The group was established, in part, due to concerns over the government’s approach in pushing through approvals for the proposed $5-billion Stellantis-LG Energy Solution battery plant. The First Nation leaders approached various parliamentary ministers and Premier Doug Ford seeking to create a dynamic that is more collaborative and less “adversarial.”

“There is a duty to consult and that’s been established [but] I’m not sure it quite does what it’s intended to do from a First Nation perspective,” Jason Henry, the Chief of the Kettle and Stony Point First Nation in an interview with Electric Autonomy Canada.

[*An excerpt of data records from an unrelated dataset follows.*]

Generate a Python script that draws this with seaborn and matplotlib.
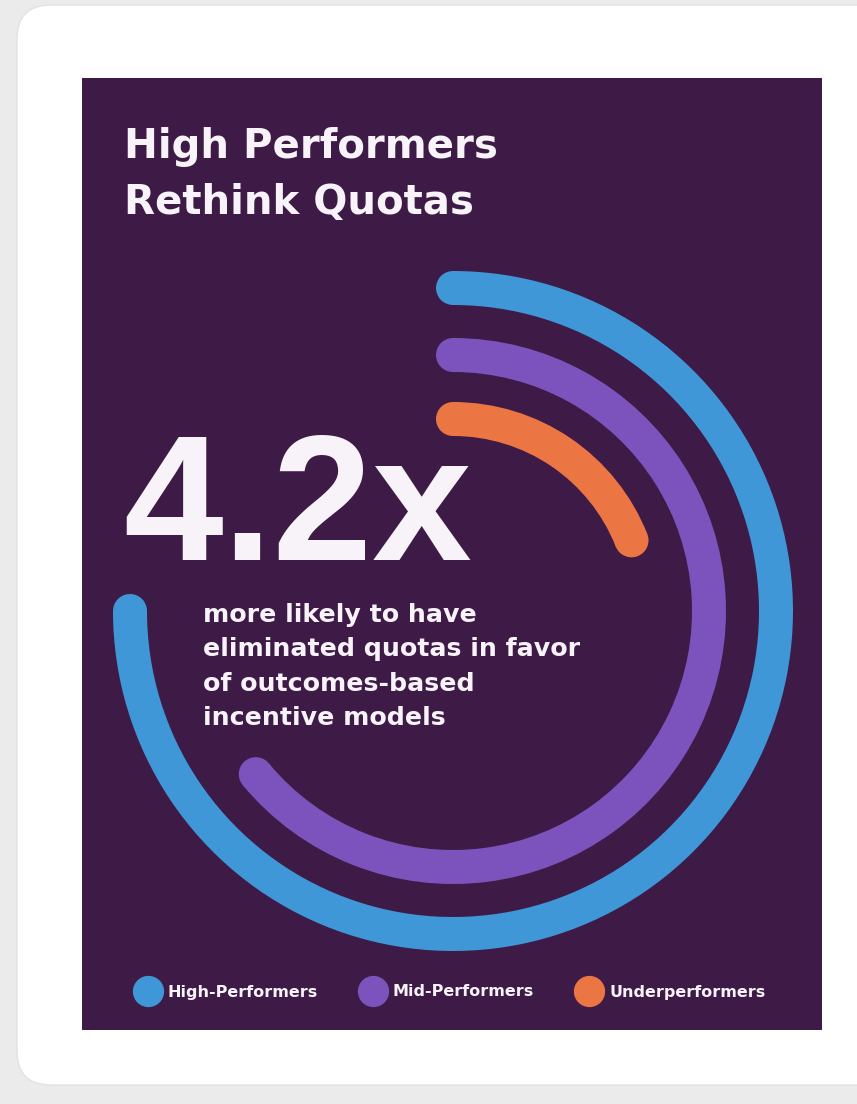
import numpy as np
import pandas as pd
import seaborn as sns
import matplotlib
matplotlib.use("Agg")
import matplotlib.pyplot as plt
from matplotlib.patches import FancyBboxPatch, Rectangle
from matplotlib.lines import Line2D

# ---- data ----
groups = ["High-Performers", "Mid-Performers", "Underperformers"]
share_of_circle = [75, 64, 19]          # % of a full turn covered by each arc
colors = ["#3f97d8", "#7c53bc", "#ec7544"]
title_lines = ["High Performers", "Rethink Quotas"]
headline = "4.2x"
body_lines = ["more likely to have", "eliminated quotas in favor",
              "of outcomes-based", "incentive models"]

# ---- layout (pixels) ----
W, H = 857, 1104
cx, cy = 453, 611
ring_r = [323, 256, 192]
STROKE = 34
RLIM = 345

sns.set_theme(style="white")
plt.rcParams["font.family"] = ["DejaVu Sans"]

fig = plt.figure(figsize=(W / 100, H / 100), dpi=100)
fig.patch.set_facecolor("#ebebeb")

# background axes: card + panel
bg = fig.add_axes([0, 0, 1, 1], zorder=0)
bg.set_xlim(0, W); bg.set_ylim(H, 0); bg.axis("off")
bg.add_patch(FancyBboxPatch((17, 5), 900, 1080,
                            boxstyle="round,pad=0,rounding_size=34",
                            fc="white", ec="#e2e2e2", lw=1))
bg.add_patch(Rectangle((82, 78), 740, 952, fc="#3d1b46", ec="none"))

# polar axes for the arcs
pax = fig.add_axes([(cx - RLIM) / W, (H - cy - RLIM) / H, 2 * RLIM / W, 2 * RLIM / H],
                   projection="polar", zorder=2)
pax.set_theta_zero_location("N")
pax.set_theta_direction(-1)

df = pd.DataFrame({"group": groups, "share": share_of_circle, "ring": ring_r})
df["theta_end"] = df["share"] / 100 * 2 * np.pi

pax.bar(x=np.zeros(len(df)), width=df["theta_end"], bottom=df["ring"] - STROKE / 2,
        height=STROKE, align="edge", color=colors, edgecolor="none")
# rounded caps at both ends of each arc
caps = pd.concat([
    pd.DataFrame({"group": df["group"], "theta": 0.0, "r": df["ring"]}),
    pd.DataFrame({"group": df["group"], "theta": df["theta_end"], "r": df["ring"]}),
])
sns.scatterplot(data=caps, x="theta", y="r", hue="group", hue_order=groups,
                palette=colors, s=(STROKE * 0.72) ** 2, linewidth=0,
                legend=False, ax=pax, zorder=3)
pax.set_rlim(0, RLIM)
pax.patch.set_alpha(0)
pax.axis("off")

# overlay for text + legend
ov = fig.add_axes([0, 0, 1, 1], zorder=5)
ov.set_xlim(0, W); ov.set_ylim(H, 0); ov.axis("off")
ov.patch.set_alpha(0)
txt = "#f8f3f8"
ov.text(124, 158, title_lines[0], color=txt, fontsize=29, fontweight="bold",
        va="baseline", ha="left")
ov.text(124, 214, title_lines[1], color=txt, fontsize=29, fontweight="bold",
        va="baseline", ha="left")
ov.text(123, 560, headline, color=txt, fontsize=129, fontweight="bold",
        family=["Liberation Sans", "DejaVu Sans"], va="baseline", ha="left")
for i, line in enumerate(body_lines):
    ov.text(203, 622 + i * 34.3, line, color=txt, fontsize=18.2,
            fontweight="bold", va="baseline", ha="left")

handles = [Line2D([0], [0], marker="o", linestyle="none", markersize=21.5,
                  markerfacecolor=c, markeredgecolor=c) for c in colors]
leg = ov.legend(handles, groups, loc="center left",
                bbox_to_anchor=(134 / W, 1 - 992 / H), ncol=3, frameon=False,
                handlelength=1.7, handletextpad=0.4, columnspacing=2.6,
                borderaxespad=0, borderpad=0,
                prop={"weight": "bold", "size": 11.5})
for t in leg.get_texts():
    t.set_color(txt)

fig.savefig("out.png", dpi=100, facecolor=fig.get_facecolor())
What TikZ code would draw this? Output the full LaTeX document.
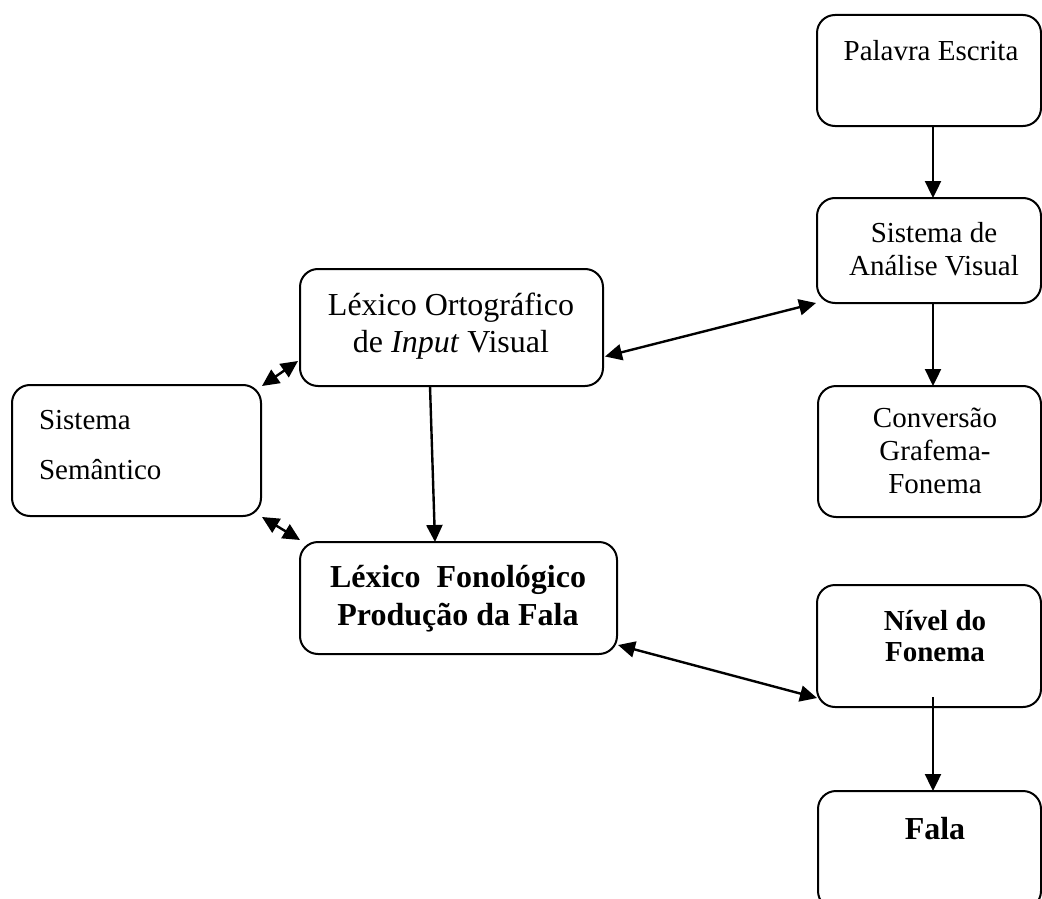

“[We] began talking about what a new relationship could look like… where from the onset of a new project or a new proponent coming to our territory, the conversation begins there [with us] and it’s set in an area that encompasses our treaty territory.”

From the government’s perspective, the joint table will be meant to advance the billions of dollars in infrastructure and clean energy projects while also engaging in “meaningful” dialogue and partnership with the First Nation leaders in the region.

“We are moving forward on our promise to build the province of Ontario, and this table will allow First Nations partners an opportunity to inform decisions in a respectful forum and share in economic prosperity,” said Greg Rickford, Minister of Indigenous Affairs in a press statement.

Providing input for EV projects

The table will officially convene in October or November, though preliminary discussions have already begun, says Henry. The main focus of the discussion so far has been the Stellantis-LG battery plant and in addressing concerns about the potential environmental impacts it will have on nearby communities, including the Caldwell First Nation.

“I understand that battery manufacturing is not the cleanest of manufacturing,” says Henry. “We want to make sure that the environmental responsibility is being upheld and [we want to be] working with [Stellantis] to hopefully help build the facility and hopefully help own and operate the facility as a partnership. Those are the current interests we have.”

While the Ontario government continues ramping up investments in the province’s auto sector to capitalize on the EV revolution, Henry adds that the First Nation groups’ focus at the table will be on what is best for the environment, what will help increase environmental restoration and figure out the best ways to harness green energy.

“There’s the benefit of business with electric vehicles [and they] certainly are a greener alternative to fossil-fueled vehicles… but we also have to make sure we’re focusing on public transportation and what’s efficient for the environment,” says Henry.

In Henry’s view the marker of success of this Economic Opportunities Table, will be the ability to work “hand-in-hand” with all stakeholders “to help bring our Nations to economic sovereignty, where we participate in business at a provincial level, at a national level and at a global level with some of these developments that help preserve the earth and allow our nations to be prosperous as well.”